If countries move away from coal as a fuel source, they are likely to do so for reasons other than a lack of public funding.
In 2012, according to the World Resources Institute, almost 1,200 coal-fired power plants had been proposed globally, with China and Pakistan accounting for the majority of the projects.
U.S. officials say their plan to limit public support for coal has had a global impact, with the World Bank, the European Investment Bank, the United Kingdom, the Netherlands and the Nordic countries joining the effort over the past year.
Now, the United States is trying to persuade other countries to change their export credit policies “to help level the playing field for U.S. coal-related energy exporters and bring other countries’ financing practices in line with their climate change policies,” Treasury spokeswoman Holly Shulman told Reuters.
U.S. officials have floated proposals at multilateral forums such as the G20 but have been rebuffed by Japan and Germany. U.S. Treasury officials have also discussed with China the role that public funds can play in developing less carbon-intensive energy sources.
Scott Morris, a former Treasury official for development finance, said the rapid change the United States has hoped for was never realistic.
“It’s harder to be pure, whether on climate or any other issue, in the face of domestic commercial interest,” said Morris, now a senior associate with the Washington, D.C., think tank Center for Global Development.
Even within the United States, some lawmakers, especially from coal-producing states, want to end coal project restrictions at the Export-Import Bank.
The bank has suspended its internal ban on coal plant financing until September and is mulling funding for a massive coal mine in Jharkhand, India.
Japan’s development bank, JBIC, is the world’s biggest public investor in coal projects and is likely to help India if the United States and European countries pass.
From 2007 to 2013, Japan invested $19.7 billion in coal projects overseas, according to the Natural Resources Defense Council, an environmental group.
The 2011 Fukushima nuclear accident prompted Japan’s government to rely more on coal technology to boost exports and the economy, said Kimiko Hirata, international director for the Kiko Network, a climate-focused non-governmental organization.
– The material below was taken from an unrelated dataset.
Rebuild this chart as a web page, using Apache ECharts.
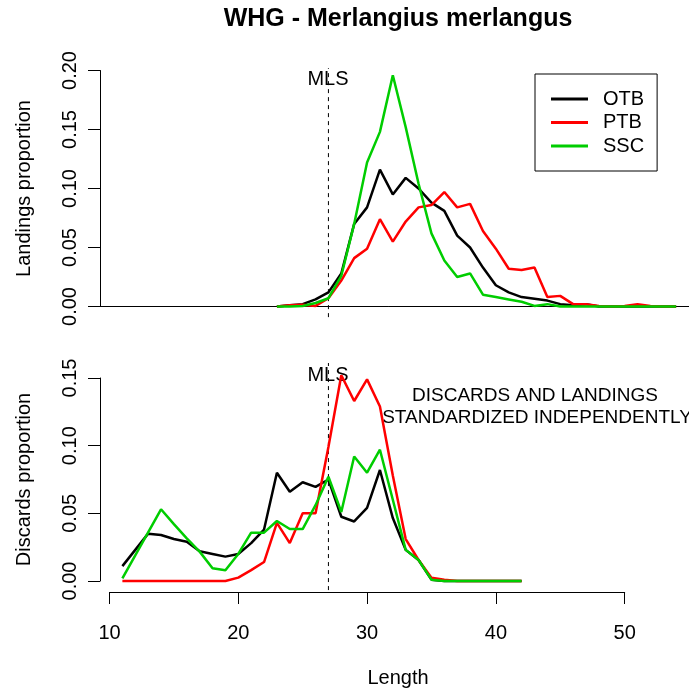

Germany, meanwhile, is expected to publish a review of its stance on funding coal plants in October. A spokesman for the German Federal Ministry for Economic Cooperation and Development declined to provide more details.
From 2006 to 2013, KfW, Germany’s state development bank, lent $3.7 billion to coal projects in Greece, India, Serbia, South Africa and Australia.
KfW said its support for coal is dwarfed by its investments in environmental protection, but added that it continues to support coal to give energy access to countries that cannot move away from fossil fuels immediately.
The World Bank and many developing countries agree, contending that there are not enough economically feasible alternatives to fossil fuels.
The Bank agreed to support new coal projects only in countries with no other options to meet energy needs, but has said a strict no-coal policy is not realistic.
For reasons of energy access, the new BRICS development bank is unlikely to have the same limits on coal lending as the World Bank.
Although public finance for coal plants will continue, some countries are trying to reduce their dependency amid domestic politics and economic pressures, analysts say.
China’s total coal production is likely to grow as its economy expands, but Beijing wants to curb the fuel’s share of its energy mix to fight air pollution.
And in India, coal projects are running into problems with economic viability, said Ashish Fernandes, a campaigner for Greenpeace.
“This kind of warning signal (on coal), as the actual reality of investing in coal plants today, is just as important as whether the BRICS bank announces new restrictions,” said Justin Guay, policy analyst with the Sierra Club.